_Objective_:
Give a verbatim copy of the lines below, minus the pictures.

□ □ □ □ □ □ □

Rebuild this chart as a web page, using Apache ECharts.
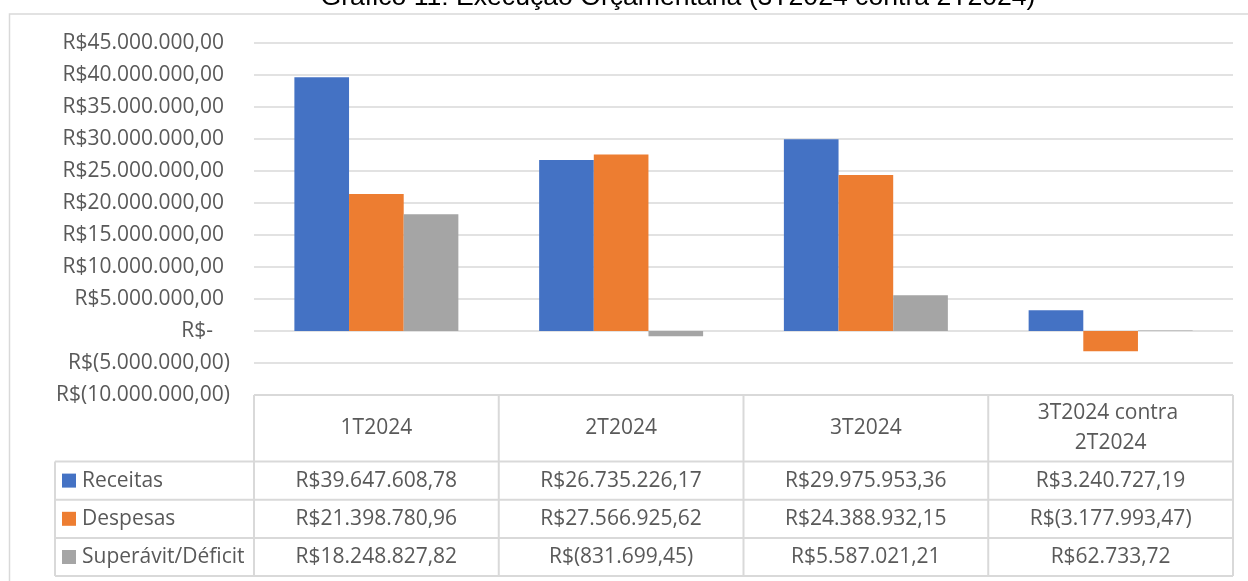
<!DOCTYPE html>
<html>
<head>
<meta charset="utf-8">
<style>
  html, body { margin: 0; padding: 0; background: #fff; }
  #main { width: 1248px; height: 581px; }
</style>
<script src="https://cdn.jsdelivr.net/npm/echarts@6/dist/echarts.min.js"></script>
</head>
<body>
<div id="main"></div>
<script>
// dados do gráfico
const titulo = 'Gráfico 11: Execução Orçamentária (3T2024 contra 2T2024)';
const periodos = ['1T2024', '2T2024', '3T2024', '3T2024 contra 2T2024'];
const nomes = ['Receitas', 'Despesas', 'Superávit/Déficit'];
const receitas = [39647608.78, 26735226.17, 29975953.36, 3240727.19];
const despesas = [21398780.96, 27566925.62, 24388932.15, -3177993.47];
const superavit = [18248827.82, -831699.45, 5587021.21, 62733.72];
const yMin = -10000000, yMax = 45000000, yPasso = 5000000;

const cores = ['#4472C4', '#ED7D31', '#A5A5A5'];
const cinzaTexto = '#595959';
const cinzaLinha = '#d9d9d9';
const fonte = '"Open Sans", "Noto Sans", sans-serif';
const tam = 21;

// formata em reais (estilo contábil do Excel)
function moeda(v, dec) {
  if (v === 0) return 'R$-';
  let s = Math.abs(v).toFixed(dec);
  let partes = s.split('.');
  let inteiro = partes[0].replace(/\B(?=(\d{3})+(?!\d))/g, '.');
  s = inteiro + (partes[1] ? ',' + partes[1] : '');
  return v < 0 ? 'R$(' + s + ')' : 'R$' + s;
}

const chart = echarts.init(document.getElementById('main'));
const series = [receitas, despesas, superavit];

const rotulo = { fontSize: tam, fontFamily: fonte, color: cinzaTexto };

let option = {
  animation: false,
  grid: { left: 254, right: 15, top: 43, bottom: 186, containLabel: false, outerBoundsMode: 'none' },
  xAxis: {
    type: 'category',
    data: periodos,
    axisLabel: { show: false },
    axisTick: { show: false },
    axisLine: { show: false }
  },
  yAxis: {
    type: 'value',
    min: yMin,
    max: yMax,
    interval: yPasso,
    axisLine: { show: false },
    axisTick: { show: false },
    splitLine: { lineStyle: { color: cinzaLinha, width: 1.5 } },
    axisLabel: {
      margin: 24,
      fontSize: tam,
      fontFamily: fonte,
      color: cinzaTexto,
      formatter: function (v) {
        if (v === 0) return '{z|R$-}';
        if (v < 0) return '{n|' + moeda(v, 2) + '}';
        return '{p|' + moeda(v, 2) + '}';
      },
      rich: {
        p: Object.assign({ padding: [0, 6, 0, 0] }, rotulo),
        z: Object.assign({ padding: [0, 17, 0, 0] }, rotulo),
        n: Object.assign({}, rotulo)
      }
    }
  },
  series: series.map(function (d, i) {
    return {
      name: nomes[i],
      type: 'bar',
      data: d,
      barGap: '0%',
      barCategoryGap: '33%',
      itemStyle: { color: cores[i] }
    };
  })
};
chart.setOption(option);

// tabela de dados abaixo do gráfico, alinhada às categorias do eixo
const cx = periodos.map(function (p) { return chart.convertToPixel({ xAxisIndex: 0 }, p); });
const banda = cx[1] - cx[0];
const esq = cx[0] - banda / 2;
const dir = cx[cx.length - 1] + banda / 2;
const topo = chart.convertToPixel({ yAxisIndex: 0 }, yMin);
const altCab = 66.5;
const altLinha = 38.2;
const colLeg = 55;

let els = [];
function linha(x1, y1, x2, y2) {
  els.push({ type: 'line', silent: true, shape: { x1: x1, y1: y1, x2: x2, y2: y2 },
    style: { stroke: cinzaLinha, lineWidth: 2 } });
}
function texto(t, x, y, extra) {
  els.push({ type: 'text', silent: true,
    style: Object.assign({ text: t, x: x, y: y, align: 'center', verticalAlign: 'middle',
      fontSize: tam, fontFamily: fonte, fill: cinzaTexto }, extra || {}) });
}

// moldura externa
els.push({ type: 'rect', silent: true, shape: { x: 9.5, y: 14, width: 1260, height: 600 },
  style: { fill: null, stroke: cinzaLinha, lineWidth: 1.5 } });

// título (cortado no topo, como na imagem)
els.push({ type: 'text', silent: true,
  style: { text: titulo, x: 678, y: -2.3, align: 'center', verticalAlign: 'middle',
    fontSize: 26.6, fontFamily: '"Liberation Sans", Arial, sans-serif', fill: '#000' } });

const fundo = topo + altCab + altLinha * nomes.length;
linha(esq, topo, dir, topo);
for (let k = 0; k <= periodos.length; k++) {
  const x = esq + banda * k;
  linha(x, topo, x, fundo);
}
for (let r = 0; r <= nomes.length; r++) {
  const y = topo + altCab + altLinha * r;
  linha(colLeg, y, dir, y);
}
linha(colLeg, topo + altCab, colLeg, fundo);

// cabeçalho
periodos.forEach(function (p, k) {
  texto(p, cx[k], topo + altCab / 2, { width: 200, overflow: 'break', lineHeight: 30 });
});

// linhas de valores
series.forEach(function (d, r) {
  const yc = topo + altCab + altLinha * r + altLinha / 2;
  els.push({ type: 'rect', silent: true, shape: { x: 62, y: yc - 7, width: 14, height: 14 },
    style: { fill: cores[r] } });
  texto(nomes[r], 82, yc, { align: 'left' });
  d.forEach(function (v, k) {
    texto(moeda(v, 2), cx[k], yc);
  });
});

chart.setOption({ graphic: { elements: els } });
</script>
</body>
</html>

□ □ □ □ □ □ □

_Full solution_:
Rebuild this chart as a web page, using Apache ECharts.
<!DOCTYPE html>
<html>
<head>
<meta charset="utf-8">
<style>
  html, body { margin: 0; padding: 0; background: #fff; }
  #main { width: 1248px; height: 581px; }
</style>
<script src="https://cdn.jsdelivr.net/npm/echarts@6/dist/echarts.min.js"></script>
</head>
<body>
<div id="main"></div>
<script>
// dados do gráfico
const titulo = 'Gráfico 11: Execução Orçamentária (3T2024 contra 2T2024)';
const periodos = ['1T2024', '2T2024', '3T2024', '3T2024 contra 2T2024'];
const nomes = ['Receitas', 'Despesas', 'Superávit/Déficit'];
const receitas = [39647608.78, 26735226.17, 29975953.36, 3240727.19];
const despesas = [21398780.96, 27566925.62, 24388932.15, -3177993.47];
const superavit = [18248827.82, -831699.45, 5587021.21, 62733.72];
const yMin = -10000000, yMax = 45000000, yPasso = 5000000;

const cores = ['#4472C4', '#ED7D31', '#A5A5A5'];
const cinzaTexto = '#595959';
const cinzaLinha = '#d9d9d9';
const fonte = '"Open Sans", "Noto Sans", sans-serif';
const tam = 21;

// formata em reais (estilo contábil do Excel)
function moeda(v, dec) {
  if (v === 0) return 'R$-';
  let s = Math.abs(v).toFixed(dec);
  let partes = s.split('.');
  let inteiro = partes[0].replace(/\B(?=(\d{3})+(?!\d))/g, '.');
  s = inteiro + (partes[1] ? ',' + partes[1] : '');
  return v < 0 ? 'R$(' + s + ')' : 'R$' + s;
}

const chart = echarts.init(document.getElementById('main'));
const series = [receitas, despesas, superavit];

const rotulo = { fontSize: tam, fontFamily: fonte, color: cinzaTexto };

let option = {
  animation: false,
  grid: { left: 254, right: 15, top: 43, bottom: 186, containLabel: false, outerBoundsMode: 'none' },
  xAxis: {
    type: 'category',
    data: periodos,
    axisLabel: { show: false },
    axisTick: { show: false },
    axisLine: { show: false }
  },
  yAxis: {
    type: 'value',
    min: yMin,
    max: yMax,
    interval: yPasso,
    axisLine: { show: false },
    axisTick: { show: false },
    splitLine: { lineStyle: { color: cinzaLinha, width: 1.5 } },
    axisLabel: {
      margin: 24,
      fontSize: tam,
      fontFamily: fonte,
      color: cinzaTexto,
      formatter: function (v) {
        if (v === 0) return '{z|R$-}';
        if (v < 0) return '{n|' + moeda(v, 2) + '}';
        return '{p|' + moeda(v, 2) + '}';
      },
      rich: {
        p: Object.assign({ padding: [0, 6, 0, 0] }, rotulo),
        z: Object.assign({ padding: [0, 17, 0, 0] }, rotulo),
        n: Object.assign({}, rotulo)
      }
    }
  },
  series: series.map(function (d, i) {
    return {
      name: nomes[i],
      type: 'bar',
      data: d,
      barGap: '0%',
      barCategoryGap: '33%',
      itemStyle: { color: cores[i] }
    };
  })
};
chart.setOption(option);

// tabela de dados abaixo do gráfico, alinhada às categorias do eixo
const cx = periodos.map(function (p) { return chart.convertToPixel({ xAxisIndex: 0 }, p); });
const banda = cx[1] - cx[0];
const esq = cx[0] - banda / 2;
const dir = cx[cx.length - 1] + banda / 2;
const topo = chart.convertToPixel({ yAxisIndex: 0 }, yMin);
const altCab = 66.5;
const altLinha = 38.2;
const colLeg = 55;

let els = [];
function linha(x1, y1, x2, y2) {
  els.push({ type: 'line', silent: true, shape: { x1: x1, y1: y1, x2: x2, y2: y2 },
    style: { stroke: cinzaLinha, lineWidth: 2 } });
}
function texto(t, x, y, extra) {
  els.push({ type: 'text', silent: true,
    style: Object.assign({ text: t, x: x, y: y, align: 'center', verticalAlign: 'middle',
      fontSize: tam, fontFamily: fonte, fill: cinzaTexto }, extra || {}) });
}

// moldura externa
els.push({ type: 'rect', silent: true, shape: { x: 9.5, y: 14, width: 1260, height: 600 },
  style: { fill: null, stroke: cinzaLinha, lineWidth: 1.5 } });

// título (cortado no topo, como na imagem)
els.push({ type: 'text', silent: true,
  style: { text: titulo, x: 678, y: -2.3, align: 'center', verticalAlign: 'middle',
    fontSize: 26.6, fontFamily: '"Liberation Sans", Arial, sans-serif', fill: '#000' } });

const fundo = topo + altCab + altLinha * nomes.length;
linha(esq, topo, dir, topo);
for (let k = 0; k <= periodos.length; k++) {
  const x = esq + banda * k;
  linha(x, topo, x, fundo);
}
for (let r = 0; r <= nomes.length; r++) {
  const y = topo + altCab + altLinha * r;
  linha(colLeg, y, dir, y);
}
linha(colLeg, topo + altCab, colLeg, fundo);

// cabeçalho
periodos.forEach(function (p, k) {
  texto(p, cx[k], topo + altCab / 2, { width: 200, overflow: 'break', lineHeight: 30 });
});

// linhas de valores
series.forEach(function (d, r) {
  const yc = topo + altCab + altLinha * r + altLinha / 2;
  els.push({ type: 'rect', silent: true, shape: { x: 62, y: yc - 7, width: 14, height: 14 },
    style: { fill: cores[r] } });
  texto(nomes[r], 82, yc, { align: 'left' });
  d.forEach(function (v, k) {
    texto(moeda(v, 2), cx[k], yc);
  });
});

chart.setOption({ graphic: { elements: els } });
</script>
</body>
</html>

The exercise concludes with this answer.